Make magazine would also like kids and their parents to use the online forum and create a science-fair like atmosphere, says Mr. Woods.

He cites as a relevant example his teenage daughter, who may not have confronted principles of chemistry and electricity in the same way had she not been intrigued by the homemade potato gun featured in the first issue.

The gun, essentially a series of pipes with airtight chambers, uses an electric spark to ignite hydrocarbons present in a spray of deodorant to launch a raw potato some 200 yards. When fired at night, the gun produces a spectacular light show.

A pyrotechnic-free alternative published in Volume 2 involves a few dollars worth of small-diameter PVC pipe fashioned into a "gun" that kids can blow into to shoot miniature marshmallows across a room.
Who defines products?

Exploiting weaknesses in technology has had a colorful history in recent decades.

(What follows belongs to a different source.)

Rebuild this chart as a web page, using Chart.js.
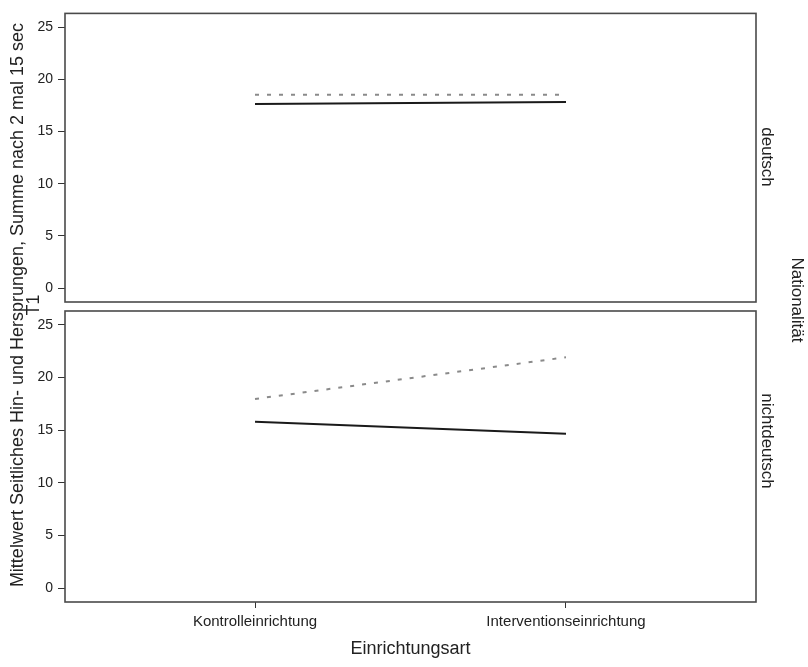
<!DOCTYPE html>
<html lang="de">
<head>
<meta charset="UTF-8">
<title>Einrichtungsart x Nationalität</title>
<script src="https://cdn.jsdelivr.net/npm/chart.js"></script>
<style>
  html, body { margin: 0; padding: 0; background: #fff; }
  #wrap { position: relative; width: 808px; height: 667px; }
  #wrap canvas { position: absolute; left: 0; top: 0; }
</style>
</head>
<body>
<div id="wrap">
  <canvas id="topChart" width="808" height="667"></canvas>
  <canvas id="bottomChart" width="808" height="667"></canvas>
</div>
<script>
// values
const categories = ['Kontrolleinrichtung', 'Interventionseinrichtung'];
const panelNames = ['deutsch', 'nichtdeutsch'];
const deutschSolid = [17.65, 17.84];
const deutschDotted = [18.54, 18.54];
const nichtdeutschSolid = [15.81, 14.67];
const nichtdeutschDotted = [17.97, 21.93];
const yTicks = [0, 5, 10, 15, 20, 25];

const yTitle = ['Mittelwert Seitliches Hin- und Hersprungen, Summe nach 2 mal 15 sec', 'T1'];
const xTitle = 'Einrichtungsart';
const panelTitle = 'Nationalität';

const FONT = '"Liberation Sans", Arial, sans-serif';
const TEXT = '#222';
const FRAME = '#4a4a4a';

function points(values) {
  return values.map((v, i) => ({ x: i, y: v }));
}

function datasets(solid, dotted) {
  return [
    { label: 'solid', data: points(solid), borderColor: '#1a1a1a', borderWidth: 2, pointRadius: 0, tension: 0 },
    { label: 'dotted', data: points(dotted), borderColor: '#8a8a8a', borderWidth: 2, borderDash: [4, 8], pointRadius: 0, tension: 0 }
  ];
}

// frame around the panel + rotated text on the sides
function panelPlugin(label, labelY, extra) {
  return {
    id: 'panel',
    afterDraw(chart) {
      const { ctx, chartArea: a } = chart;
      ctx.save();
      ctx.strokeStyle = FRAME;
      ctx.lineWidth = 1.6;
      ctx.strokeRect(a.left, a.top, a.right - a.left, a.bottom - a.top);
      ctx.fillStyle = TEXT;
      ctx.font = '17px ' + FONT;
      ctx.textAlign = 'center';
      ctx.textBaseline = 'middle';
      ctx.translate(767, labelY);
      ctx.rotate(Math.PI / 2);
      ctx.fillText(label, 0, 0);
      ctx.restore();
      if (extra) extra(ctx);
    }
  };
}

function sharedText(ctx) {
  ctx.save();
  ctx.fillStyle = TEXT;
  ctx.textAlign = 'center';
  ctx.textBaseline = 'middle';
  ctx.font = '18px ' + FONT;
  ctx.translate(18, 305);
  ctx.rotate(-Math.PI / 2);
  ctx.fillText(yTitle[0], 0, 0);
  ctx.fillText(yTitle[1], 0, 16);
  ctx.restore();

  ctx.save();
  ctx.fillStyle = TEXT;
  ctx.textAlign = 'center';
  ctx.textBaseline = 'middle';
  ctx.font = '17px ' + FONT;
  ctx.translate(797, 300);
  ctx.rotate(Math.PI / 2);
  ctx.fillText(panelTitle, 0, 0);
  ctx.restore();
}

function yScale() {
  return {
    min: -1.33,
    max: 26.33,
    afterFit(scale) { scale.width = 65; },
    afterBuildTicks(scale) { scale.ticks = yTicks.map(v => ({ value: v })); },
    grid: { drawOnChartArea: false, tickLength: 7, color: '#333' },
    border: { display: false },
    ticks: { padding: 5, color: TEXT, font: { family: FONT, size: 14 } }
  };
}

function options(padding, showX) {
  return {
    responsive: false,
    animation: false,
    events: [],
    devicePixelRatio: 1,
    layout: { padding: padding },
    plugins: { legend: { display: false }, tooltip: { enabled: false } },
    scales: {
      x: {
        type: 'linear',
        min: -0.611,
        max: 1.611,
        display: showX,
        afterFit(scale) { scale.height = showX ? 65 : 0; },
        afterBuildTicks(scale) { scale.ticks = categories.map((c, i) => ({ value: i })); },
        grid: { drawOnChartArea: false, tickLength: 6, color: '#333' },
        border: { display: false },
        ticks: {
          padding: 5,
          maxRotation: 0,
          color: TEXT,
          font: { family: FONT, size: 15 },
          callback: v => categories[v]
        },
        title: {
          display: true,
          text: xTitle,
          color: TEXT,
          font: { family: FONT, size: 18 },
          padding: { top: 0, bottom: 7 }
        }
      },
      y: yScale()
    }
  };
}

new Chart(document.getElementById('topChart'), {
  type: 'line',
  data: { datasets: datasets(deutschSolid, deutschDotted) },
  options: options({ left: 0, top: 11, right: 52, bottom: 667 - 302 }, false),
  plugins: [panelPlugin(panelNames[0], 157, sharedText)]
});

new Chart(document.getElementById('bottomChart'), {
  type: 'line',
  data: { datasets: datasets(nichtdeutschSolid, nichtdeutschDotted) },
  options: options({ left: 0, top: 311, right: 52, bottom: 0 }, true),
  plugins: [panelPlugin(panelNames[1], 441)]
});
</script>
</body>
</html>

Hackers with a range of intentions have complicated life for many, particularly corporations that manufacture digital copies of music and movies and try to protect their copyrights.

With a substantial part of Make dedicated to taking things apart so as to change their behavior, the word "hack" is easy to find in its pages, but you won't find the negative connotations that often accompany it.

Most hackers are people with "really great ability and skill and solid ethics," says Mr. Woods. "Most of the people we deal with are just flat-out adventurous, spirited people who do things in very fun, interesting and clever ways and we like to write about them."

What may drive some hackers to dismantle a product are its built-in limitations and the possibility of overcoming them. It's a rare consumer product that allows hackers the freedom they want, says Mr. Woods, who sums up the hacker credo in one sentence: "Don't try to anticipate my every need."

If corporations stopped trying to control people's expectations and accepted that some individuals want to add capabilities to the things they buy, more innovation would result, says Mr. Woods.

Make magazine tries to tap into the consumers' collective imagination, which, he says, is broader and deeper than the typical corporate imagination.

A company headed in the right direction, Mr. Woods notes, is Scion cars, a division of Toyota. At its Web site, Scion customers can mix and match from long and imaginative lists of interior, exterior and performance add-ons for the cars. "We relinquish all power to you," is the company's slogan.

"There's always a customer you don't know with needs that you don't know about," says Mr. Woods.


Make a simple desktop linear accelerator

For less than $30, it's easy to construct a desktop linear accelerator (also called a gauss rifle) that demonstrates the power of a magnetic chain reaction.

This project, from the pages of Volume 1 of Make magazine, shows how energy accumulates as it is transferred from one object to another until a projectile is released at several times the force originally applied.
Parts list:

** A 12" wooden ruler with a center groove along the length.

** Four gold-plated neodymium-iron-boron magnets (available online from scitoys.com).

** Nine 5/8-inch diameter nickel-plated steel balls.

** Scotch tape and an X-Acto knife.
Procedure:

(1) Tape the ruler to a table or floor, then tape the first magnet 2-1/2 inches from the near end. Tape the other three magnets 2-1/2 inches apart from each other. (Take care to keep the magnets separate. If they bang into each other, they may shatter.) (2) Trim the excess tape from each magnet with the knife. Put two steel balls against the far side each of the four magnets. Put a target object (such as a plastic cup) at the far end of the ruler. (3) Place the remaining ball on the groove at the near end. You might have to nudge it but once it hits the first magnet, a chain reaction begins that sends the last ball into the cup.

A longer ruler with more magnets and more balls results in a more powerful transfer of energy, but there are limits. Eventually a ball will acquire enough energy to shatter one of the magnets, which will bring the reaction to an abrupt end. Source: Make Magazine, Vol. 1; published by O'Reilly Media Inc.